Das Gleiche gilt für Plurs. Der Bergsturz wurde im damaligen Europa als Fingerzeig Gottes verstanden. Das Ereignis fiel nämlich in die Zeit der Glaubensspaltung.

Da die Zeitstellungen um diese Zeit noch völlig unsicher sind, ist nicht einmal sicher, welche Katastrophe vor- und nachher war: die Zerstörung von Pompeji oder diejenige von Plurs.

Dem fiktiven Plurs wurde eine große religionsgeschichtliche Bedeutung zugeschrieben.

"1597" soll dort ein Religionsgespräch über den Stellenwert der Messe stattgefunden haben.

Und um diese Zeit soll in Plurs ein führender Leugner der Trinität namens Gerolamo Turriani Pfarrer gewesen sein. - Ein Anti-Trinitarier, also Häretiker als Stadtpfarrer! - Man kann erraten, daß die Streitschriften, die nach dem Bergsturz entstanden, den Irrglauben als göttliche Strafe für das Städtchen hinstellten!

Doch schon der Name des Theologen weist auf einen trojanischen Zusammenhang: TURRIANI = TRJM = TROJAM, Troja!

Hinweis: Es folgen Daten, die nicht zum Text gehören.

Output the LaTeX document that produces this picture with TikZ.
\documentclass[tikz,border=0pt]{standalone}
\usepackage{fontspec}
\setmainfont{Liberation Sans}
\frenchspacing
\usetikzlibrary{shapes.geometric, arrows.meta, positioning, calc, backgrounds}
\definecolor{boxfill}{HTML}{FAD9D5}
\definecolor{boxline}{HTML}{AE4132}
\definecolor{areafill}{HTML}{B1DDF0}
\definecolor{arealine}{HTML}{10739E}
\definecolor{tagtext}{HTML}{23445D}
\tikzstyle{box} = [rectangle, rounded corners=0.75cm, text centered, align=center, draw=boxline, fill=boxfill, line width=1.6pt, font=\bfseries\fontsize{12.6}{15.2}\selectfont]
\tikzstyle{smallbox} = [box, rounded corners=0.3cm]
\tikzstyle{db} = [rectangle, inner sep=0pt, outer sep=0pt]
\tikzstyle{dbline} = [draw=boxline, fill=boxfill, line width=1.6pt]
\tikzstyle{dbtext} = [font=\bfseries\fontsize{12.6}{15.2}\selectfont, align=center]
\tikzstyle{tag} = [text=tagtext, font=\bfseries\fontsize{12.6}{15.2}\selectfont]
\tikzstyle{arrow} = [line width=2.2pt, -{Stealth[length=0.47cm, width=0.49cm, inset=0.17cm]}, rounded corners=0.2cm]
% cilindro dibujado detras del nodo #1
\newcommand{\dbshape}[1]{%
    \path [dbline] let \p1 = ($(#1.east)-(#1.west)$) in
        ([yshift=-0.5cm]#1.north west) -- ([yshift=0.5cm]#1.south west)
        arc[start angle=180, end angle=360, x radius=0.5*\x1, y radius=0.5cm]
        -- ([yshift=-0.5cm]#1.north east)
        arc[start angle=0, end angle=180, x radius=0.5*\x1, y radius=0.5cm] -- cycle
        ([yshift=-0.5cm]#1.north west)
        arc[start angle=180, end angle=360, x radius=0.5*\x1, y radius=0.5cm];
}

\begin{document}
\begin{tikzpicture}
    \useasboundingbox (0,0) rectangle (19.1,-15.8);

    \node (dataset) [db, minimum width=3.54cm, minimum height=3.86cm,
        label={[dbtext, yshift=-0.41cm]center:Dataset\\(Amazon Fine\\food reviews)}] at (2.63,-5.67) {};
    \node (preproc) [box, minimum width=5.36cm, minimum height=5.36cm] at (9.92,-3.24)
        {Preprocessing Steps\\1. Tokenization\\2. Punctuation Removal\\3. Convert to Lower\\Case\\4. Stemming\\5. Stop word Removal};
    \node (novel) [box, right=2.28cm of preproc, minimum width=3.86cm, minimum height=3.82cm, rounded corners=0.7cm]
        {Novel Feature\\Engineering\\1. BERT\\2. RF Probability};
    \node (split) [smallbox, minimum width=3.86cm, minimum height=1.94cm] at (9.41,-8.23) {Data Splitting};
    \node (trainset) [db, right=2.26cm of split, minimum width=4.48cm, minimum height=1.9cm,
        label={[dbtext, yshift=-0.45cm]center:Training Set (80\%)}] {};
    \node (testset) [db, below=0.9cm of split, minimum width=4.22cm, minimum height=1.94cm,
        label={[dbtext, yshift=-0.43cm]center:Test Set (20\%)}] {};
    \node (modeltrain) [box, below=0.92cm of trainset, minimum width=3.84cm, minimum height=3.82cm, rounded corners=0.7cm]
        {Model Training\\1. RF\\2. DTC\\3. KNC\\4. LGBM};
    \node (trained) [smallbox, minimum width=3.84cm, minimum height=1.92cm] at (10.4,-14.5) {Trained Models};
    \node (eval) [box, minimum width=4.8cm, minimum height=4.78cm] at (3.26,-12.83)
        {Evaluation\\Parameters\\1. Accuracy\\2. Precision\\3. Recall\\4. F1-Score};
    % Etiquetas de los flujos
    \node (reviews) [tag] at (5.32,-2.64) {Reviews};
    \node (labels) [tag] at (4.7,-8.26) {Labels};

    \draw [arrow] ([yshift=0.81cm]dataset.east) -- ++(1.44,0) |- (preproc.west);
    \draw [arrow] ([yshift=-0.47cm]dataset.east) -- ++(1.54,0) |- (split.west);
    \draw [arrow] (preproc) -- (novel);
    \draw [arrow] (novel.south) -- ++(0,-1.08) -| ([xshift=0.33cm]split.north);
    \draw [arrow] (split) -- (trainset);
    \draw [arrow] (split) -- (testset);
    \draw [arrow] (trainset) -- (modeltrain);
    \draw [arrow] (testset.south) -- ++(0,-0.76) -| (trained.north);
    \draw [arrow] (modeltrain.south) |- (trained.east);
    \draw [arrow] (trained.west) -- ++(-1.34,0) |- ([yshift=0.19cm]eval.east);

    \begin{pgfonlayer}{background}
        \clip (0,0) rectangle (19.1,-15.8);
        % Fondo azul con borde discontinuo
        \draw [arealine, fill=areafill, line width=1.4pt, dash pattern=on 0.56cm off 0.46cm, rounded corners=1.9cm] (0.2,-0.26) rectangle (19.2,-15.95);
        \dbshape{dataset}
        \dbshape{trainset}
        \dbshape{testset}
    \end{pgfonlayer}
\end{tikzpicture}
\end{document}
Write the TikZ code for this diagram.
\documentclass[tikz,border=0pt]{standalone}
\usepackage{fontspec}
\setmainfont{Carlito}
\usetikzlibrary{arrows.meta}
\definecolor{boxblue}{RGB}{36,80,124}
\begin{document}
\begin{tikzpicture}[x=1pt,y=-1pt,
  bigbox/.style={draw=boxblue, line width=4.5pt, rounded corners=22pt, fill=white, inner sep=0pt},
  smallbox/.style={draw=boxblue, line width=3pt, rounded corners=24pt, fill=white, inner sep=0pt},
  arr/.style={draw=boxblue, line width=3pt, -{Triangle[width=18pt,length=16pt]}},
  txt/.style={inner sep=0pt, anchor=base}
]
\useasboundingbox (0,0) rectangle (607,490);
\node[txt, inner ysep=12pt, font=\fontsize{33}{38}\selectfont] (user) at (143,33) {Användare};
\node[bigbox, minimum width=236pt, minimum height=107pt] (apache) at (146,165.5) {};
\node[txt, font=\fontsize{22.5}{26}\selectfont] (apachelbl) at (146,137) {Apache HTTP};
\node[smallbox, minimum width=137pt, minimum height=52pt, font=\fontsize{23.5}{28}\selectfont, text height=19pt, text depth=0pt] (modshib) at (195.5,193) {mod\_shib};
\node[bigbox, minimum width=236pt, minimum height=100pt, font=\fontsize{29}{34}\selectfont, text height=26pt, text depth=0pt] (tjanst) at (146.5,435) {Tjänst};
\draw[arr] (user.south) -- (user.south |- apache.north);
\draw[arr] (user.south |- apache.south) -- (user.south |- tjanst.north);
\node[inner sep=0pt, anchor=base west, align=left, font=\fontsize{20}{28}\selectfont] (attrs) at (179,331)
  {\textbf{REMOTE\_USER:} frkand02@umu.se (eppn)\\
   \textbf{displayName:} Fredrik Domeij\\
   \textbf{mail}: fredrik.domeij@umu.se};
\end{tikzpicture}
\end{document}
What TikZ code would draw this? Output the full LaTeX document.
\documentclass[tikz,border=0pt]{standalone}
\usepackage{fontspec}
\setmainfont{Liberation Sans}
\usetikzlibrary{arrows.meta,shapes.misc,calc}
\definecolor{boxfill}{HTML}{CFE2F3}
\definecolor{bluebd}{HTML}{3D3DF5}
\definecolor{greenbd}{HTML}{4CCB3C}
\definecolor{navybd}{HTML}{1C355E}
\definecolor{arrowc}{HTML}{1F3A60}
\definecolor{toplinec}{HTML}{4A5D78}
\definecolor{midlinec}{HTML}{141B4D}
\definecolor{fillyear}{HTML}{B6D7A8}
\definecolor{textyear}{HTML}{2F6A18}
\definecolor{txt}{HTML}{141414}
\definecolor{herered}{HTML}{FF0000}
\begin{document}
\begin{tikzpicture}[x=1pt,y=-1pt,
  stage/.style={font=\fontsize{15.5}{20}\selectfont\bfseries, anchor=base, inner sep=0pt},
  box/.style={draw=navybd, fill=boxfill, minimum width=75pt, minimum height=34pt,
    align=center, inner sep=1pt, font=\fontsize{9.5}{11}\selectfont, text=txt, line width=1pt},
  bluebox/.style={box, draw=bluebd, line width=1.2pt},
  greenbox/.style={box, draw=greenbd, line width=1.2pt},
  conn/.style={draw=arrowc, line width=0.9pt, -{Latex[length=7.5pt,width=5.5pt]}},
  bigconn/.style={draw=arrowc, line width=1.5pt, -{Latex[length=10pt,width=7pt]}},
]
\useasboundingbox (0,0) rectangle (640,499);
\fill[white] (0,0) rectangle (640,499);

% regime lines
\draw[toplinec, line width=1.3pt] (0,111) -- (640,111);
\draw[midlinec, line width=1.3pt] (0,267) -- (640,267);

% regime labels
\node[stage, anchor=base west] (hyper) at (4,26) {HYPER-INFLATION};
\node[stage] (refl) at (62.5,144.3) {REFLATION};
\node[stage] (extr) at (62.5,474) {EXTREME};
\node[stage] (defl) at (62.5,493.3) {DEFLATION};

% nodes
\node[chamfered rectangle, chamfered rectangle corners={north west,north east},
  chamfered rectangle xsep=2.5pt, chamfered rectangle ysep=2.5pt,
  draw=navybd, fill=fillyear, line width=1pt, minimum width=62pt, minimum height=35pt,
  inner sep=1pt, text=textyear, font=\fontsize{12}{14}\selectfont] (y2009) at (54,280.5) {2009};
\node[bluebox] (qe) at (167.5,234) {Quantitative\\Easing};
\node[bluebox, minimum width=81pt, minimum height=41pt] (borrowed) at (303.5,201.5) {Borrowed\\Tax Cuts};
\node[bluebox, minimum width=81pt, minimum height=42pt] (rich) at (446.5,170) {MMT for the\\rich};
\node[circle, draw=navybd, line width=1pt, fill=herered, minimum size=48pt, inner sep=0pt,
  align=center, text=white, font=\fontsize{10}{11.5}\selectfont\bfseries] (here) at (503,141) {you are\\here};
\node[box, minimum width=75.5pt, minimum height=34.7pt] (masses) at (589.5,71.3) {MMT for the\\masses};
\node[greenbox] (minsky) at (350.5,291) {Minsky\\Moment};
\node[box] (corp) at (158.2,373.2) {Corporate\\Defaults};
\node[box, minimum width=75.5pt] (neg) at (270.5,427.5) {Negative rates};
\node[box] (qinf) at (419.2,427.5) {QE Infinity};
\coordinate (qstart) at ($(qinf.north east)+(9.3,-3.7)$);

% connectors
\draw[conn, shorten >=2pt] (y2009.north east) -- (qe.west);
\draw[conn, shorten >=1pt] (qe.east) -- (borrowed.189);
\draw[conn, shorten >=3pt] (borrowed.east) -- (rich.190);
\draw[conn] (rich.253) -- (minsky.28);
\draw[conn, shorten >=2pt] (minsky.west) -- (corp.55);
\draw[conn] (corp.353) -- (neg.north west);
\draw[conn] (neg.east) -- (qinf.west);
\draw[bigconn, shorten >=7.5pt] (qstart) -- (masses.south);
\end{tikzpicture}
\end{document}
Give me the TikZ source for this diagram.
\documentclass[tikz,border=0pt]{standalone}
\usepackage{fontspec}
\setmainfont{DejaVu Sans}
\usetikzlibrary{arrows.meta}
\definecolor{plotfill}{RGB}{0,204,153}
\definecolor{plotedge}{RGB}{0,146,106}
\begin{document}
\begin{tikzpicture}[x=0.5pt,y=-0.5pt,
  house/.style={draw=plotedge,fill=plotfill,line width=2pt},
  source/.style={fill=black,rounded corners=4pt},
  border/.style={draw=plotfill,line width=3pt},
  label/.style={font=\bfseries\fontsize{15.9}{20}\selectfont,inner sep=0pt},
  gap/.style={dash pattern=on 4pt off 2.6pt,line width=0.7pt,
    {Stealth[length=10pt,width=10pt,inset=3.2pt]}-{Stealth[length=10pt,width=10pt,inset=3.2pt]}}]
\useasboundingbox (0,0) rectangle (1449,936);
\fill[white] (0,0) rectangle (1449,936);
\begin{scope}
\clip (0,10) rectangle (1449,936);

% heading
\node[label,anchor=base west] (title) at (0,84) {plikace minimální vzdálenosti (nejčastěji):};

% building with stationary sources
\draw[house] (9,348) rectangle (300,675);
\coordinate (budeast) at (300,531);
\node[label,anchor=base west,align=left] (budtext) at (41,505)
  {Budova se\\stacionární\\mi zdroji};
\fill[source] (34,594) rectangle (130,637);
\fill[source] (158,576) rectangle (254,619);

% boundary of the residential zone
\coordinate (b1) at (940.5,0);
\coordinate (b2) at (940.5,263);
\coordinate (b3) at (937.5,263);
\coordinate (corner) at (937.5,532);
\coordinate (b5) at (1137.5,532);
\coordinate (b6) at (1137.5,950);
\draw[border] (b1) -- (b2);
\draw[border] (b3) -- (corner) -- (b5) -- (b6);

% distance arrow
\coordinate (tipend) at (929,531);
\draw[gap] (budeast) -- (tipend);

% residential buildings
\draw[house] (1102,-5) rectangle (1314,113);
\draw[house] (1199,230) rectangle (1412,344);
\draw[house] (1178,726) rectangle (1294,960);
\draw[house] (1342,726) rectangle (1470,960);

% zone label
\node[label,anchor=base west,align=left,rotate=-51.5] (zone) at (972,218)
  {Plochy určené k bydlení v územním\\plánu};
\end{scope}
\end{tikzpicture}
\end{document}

Das Veltlin soll um 1618 protestantisch gewesen sein. Während des Dreißigjährigen Krieges hätten die Spanier dann die reformierte Häresie ausgerottet: Der Bergsturz von Plurs als Fanal einer religionspolitischen Wende?

Wiederholt soll festgestellt werden, daß der kirchengeschichtliche Hintergrund als erfunden anzusehen ist. Aber die Legende war es, die dem Ereignis von Plurs ihre besondere Bedeutung verlieh.

Der Borgo von Piuro - Plurs

Älteres Gemälde

Die Darstellung des Städtchens ist reine Fantasie.
Angeblich sei der Ort zu beiden Seiten der Mera angelegt worden.